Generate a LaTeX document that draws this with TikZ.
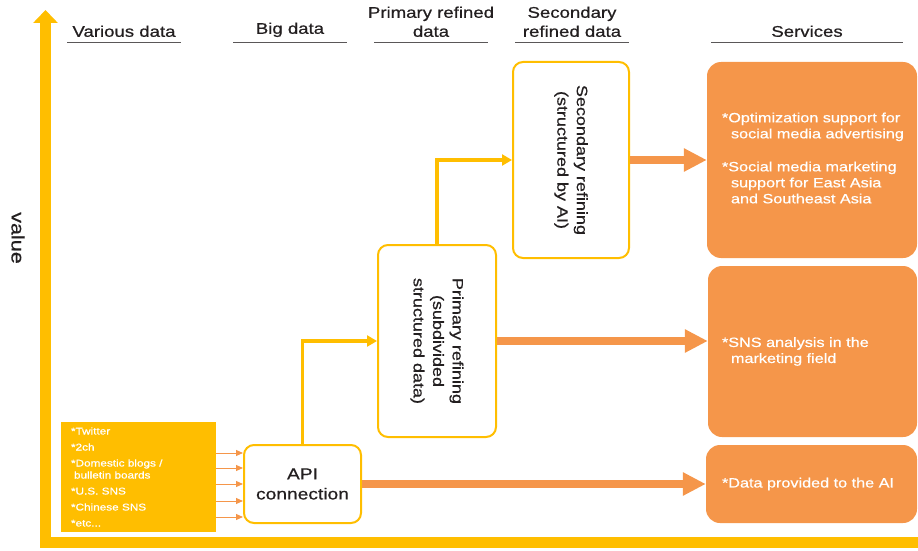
\documentclass[tikz,border=0pt]{standalone}
\usepackage{fontspec}
\setmainfont{Liberation Sans}[FakeStretch=1.2, FakeBold=0.6]
\usepackage{tikz}
\usetikzlibrary{arrows.meta}
\definecolor{amber}{HTML}{FFBE00}
\definecolor{tangerine}{HTML}{F5964A}
\definecolor{inkgray}{HTML}{231F20}

\begin{document}
\begin{tikzpicture}
    [
        x=1pt, y=-1pt,
        axis/.style={amber, line width=11pt, -{Triangle[length=13pt,width=24pt]}},
        heading/.style={font=\fontsize{15.5}{19}\selectfont, text=inkgray, align=center, inner sep=0pt, anchor=south, text depth=0pt},
        rule/.style={draw=inkgray!75, line width=0.9pt},
        srcbox/.style={rectangle, fill=amber, text=white, minimum width=155pt, minimum height=110pt, text width=135pt, inner xsep=10pt, align=left, font=\fontsize{9.8}{16}\selectfont},
        stage/.style={rectangle, draw=amber, line width=2pt, fill=white, rounded corners=10pt, text=inkgray, align=center, inner sep=0pt},
        stagetext/.style={rotate=-90, text=inkgray, align=center, font=\fontsize{15}{19.5}\selectfont},
        service/.style={rectangle, fill=tangerine, rounded corners=14pt},
        servicetext/.style={anchor=west, text=white, align=left, inner sep=0pt, font=\fontsize{13.5}{16}\selectfont},
        link/.style={amber, line width=3.5pt, -{Triangle[length=10pt,width=11pt]}},
        feed/.style={tangerine, line width=1pt, -{Triangle[length=7pt,width=6pt]}},
        push/.style={tangerine, line width=8pt, -{Triangle[length=23pt,width=22pt]}},
    ]
\useasboundingbox (0,0) rectangle (918,551);

% axes
\coordinate (corner) at (45.5,542);
\coordinate (xend) at (918,542);
\coordinate (yend) at (45.5,10);
\draw[axis] (xend) -- (corner) -- (yend);
\node[rotate=-90, text=inkgray, font=\fontsize{18}{20}\selectfont] (value) at (18,238) {value};

% headings
\node[heading] (h1) at (124,37) {Various data};
\node[heading] (h2) at (290,34) {Big data};
\node[heading] (h3) at (431,37) {Primary refined\\data};
\node[heading] (h4) at (572,37) {Secondary\\refined data};
\node[heading] (h5) at (807,37) {Services};
\foreach \h/\w in {h1/57,h2/57,h3/57,h4/57,h5/96}
    \draw[rule] ([xshift=-\w pt]\h.south |- 0,42) -- ([xshift=\w pt]\h.south |- 0,42);

% stages
\node[srcbox] (src) at (138.5,477) {{*}Twitter\\{*}2ch\\{*}Domestic blogs /\\[-4pt]\hspace*{3pt}bulletin boards\\{*}U.S. SNS\\{*}Chinese SNS\\{*}etc...};
\node[stage, minimum width=117pt, minimum height=78pt, font=\fontsize{16}{20}\selectfont] (api) at (302.5,484) {API\\connection};
\node[stage, minimum width=118pt, minimum height=192pt] (prim) at (437,341) {};
\node[stagetext] (primtext) at (prim.center) {Primary refining\\(subdivided\\structured data)};
\node[stage, minimum width=116pt, minimum height=196pt] (sec) at (571,160) {};
\node[stagetext] (sectext) at (sec.center) {Secondary refining\\(structured by AI)};

% services
\node[service, minimum width=210pt, minimum height=196pt] (s1) at (812,160) {};
\node[service, minimum width=209pt, minimum height=171pt] (s2) at (812.5,351.5) {};
\node[service, minimum width=211pt, minimum height=78pt] (s3) at (811.5,484) {};
\node[servicetext] (t1) at ([xshift=15pt,yshift=2pt]s1.west) {{*}Optimization support for\\\hspace*{9pt}social media advertising\\[17pt]{*}Social media marketing\\\hspace*{9pt}support for East Asia\\\hspace*{9pt}and Southeast Asia};
\node[servicetext] (t2) at ([xshift=14pt]s2.west) {{*}SNS analysis in the\\\hspace*{9pt}marketing field};
\node[servicetext] (t3) at ([xshift=16pt]s3.west) {{*}Data provided to the AI};

% connectors
\foreach \y in {453,468,484,501,517}
    \draw[feed] (src.east |- 0,\y) -- (api.west |- 0,\y);
\draw[link] (api.north) |- (prim.west);
\draw[link] (prim.north) |- (sec.west);
\draw[push] (sec.east) -- (s1.west);
\draw[push] (prim.east) -- (prim.east -| s2.west);
\draw[push] (api.east) -- (s3.west);
\end{tikzpicture}
\end{document}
·····
Return all of the data exactly as written, and drop the pictures.

== WRITTEN ANSWER ==
Generate a LaTeX document that draws this with TikZ.
\documentclass[tikz,border=0pt]{standalone}
\usepackage{fontspec}
\setmainfont{Liberation Sans}[FakeStretch=1.2, FakeBold=0.6]
\usepackage{tikz}
\usetikzlibrary{arrows.meta}
\definecolor{amber}{HTML}{FFBE00}
\definecolor{tangerine}{HTML}{F5964A}
\definecolor{inkgray}{HTML}{231F20}

\begin{document}
\begin{tikzpicture}
    [
        x=1pt, y=-1pt,
        axis/.style={amber, line width=11pt, -{Triangle[length=13pt,width=24pt]}},
        heading/.style={font=\fontsize{15.5}{19}\selectfont, text=inkgray, align=center, inner sep=0pt, anchor=south, text depth=0pt},
        rule/.style={draw=inkgray!75, line width=0.9pt},
        srcbox/.style={rectangle, fill=amber, text=white, minimum width=155pt, minimum height=110pt, text width=135pt, inner xsep=10pt, align=left, font=\fontsize{9.8}{16}\selectfont},
        stage/.style={rectangle, draw=amber, line width=2pt, fill=white, rounded corners=10pt, text=inkgray, align=center, inner sep=0pt},
        stagetext/.style={rotate=-90, text=inkgray, align=center, font=\fontsize{15}{19.5}\selectfont},
        service/.style={rectangle, fill=tangerine, rounded corners=14pt},
        servicetext/.style={anchor=west, text=white, align=left, inner sep=0pt, font=\fontsize{13.5}{16}\selectfont},
        link/.style={amber, line width=3.5pt, -{Triangle[length=10pt,width=11pt]}},
        feed/.style={tangerine, line width=1pt, -{Triangle[length=7pt,width=6pt]}},
        push/.style={tangerine, line width=8pt, -{Triangle[length=23pt,width=22pt]}},
    ]
\useasboundingbox (0,0) rectangle (918,551);

% axes
\coordinate (corner) at (45.5,542);
\coordinate (xend) at (918,542);
\coordinate (yend) at (45.5,10);
\draw[axis] (xend) -- (corner) -- (yend);
\node[rotate=-90, text=inkgray, font=\fontsize{18}{20}\selectfont] (value) at (18,238) {value};

% headings
\node[heading] (h1) at (124,37) {Various data};
\node[heading] (h2) at (290,34) {Big data};
\node[heading] (h3) at (431,37) {Primary refined\\data};
\node[heading] (h4) at (572,37) {Secondary\\refined data};
\node[heading] (h5) at (807,37) {Services};
\foreach \h/\w in {h1/57,h2/57,h3/57,h4/57,h5/96}
    \draw[rule] ([xshift=-\w pt]\h.south |- 0,42) -- ([xshift=\w pt]\h.south |- 0,42);

% stages
\node[srcbox] (src) at (138.5,477) {{*}Twitter\\{*}2ch\\{*}Domestic blogs /\\[-4pt]\hspace*{3pt}bulletin boards\\{*}U.S. SNS\\{*}Chinese SNS\\{*}etc...};
\node[stage, minimum width=117pt, minimum height=78pt, font=\fontsize{16}{20}\selectfont] (api) at (302.5,484) {API\\connection};
\node[stage, minimum width=118pt, minimum height=192pt] (prim) at (437,341) {};
\node[stagetext] (primtext) at (prim.center) {Primary refining\\(subdivided\\structured data)};
\node[stage, minimum width=116pt, minimum height=196pt] (sec) at (571,160) {};
\node[stagetext] (sectext) at (sec.center) {Secondary refining\\(structured by AI)};

% services
\node[service, minimum width=210pt, minimum height=196pt] (s1) at (812,160) {};
\node[service, minimum width=209pt, minimum height=171pt] (s2) at (812.5,351.5) {};
\node[service, minimum width=211pt, minimum height=78pt] (s3) at (811.5,484) {};
\node[servicetext] (t1) at ([xshift=15pt,yshift=2pt]s1.west) {{*}Optimization support for\\\hspace*{9pt}social media advertising\\[17pt]{*}Social media marketing\\\hspace*{9pt}support for East Asia\\\hspace*{9pt}and Southeast Asia};
\node[servicetext] (t2) at ([xshift=14pt]s2.west) {{*}SNS analysis in the\\\hspace*{9pt}marketing field};
\node[servicetext] (t3) at ([xshift=16pt]s3.west) {{*}Data provided to the AI};

% connectors
\foreach \y in {453,468,484,501,517}
    \draw[feed] (src.east |- 0,\y) -- (api.west |- 0,\y);
\draw[link] (api.north) |- (prim.west);
\draw[link] (prim.north) |- (sec.west);
\draw[push] (sec.east) -- (s1.west);
\draw[push] (prim.east) -- (prim.east -| s2.west);
\draw[push] (api.east) -- (s3.west);
\end{tikzpicture}
\end{document}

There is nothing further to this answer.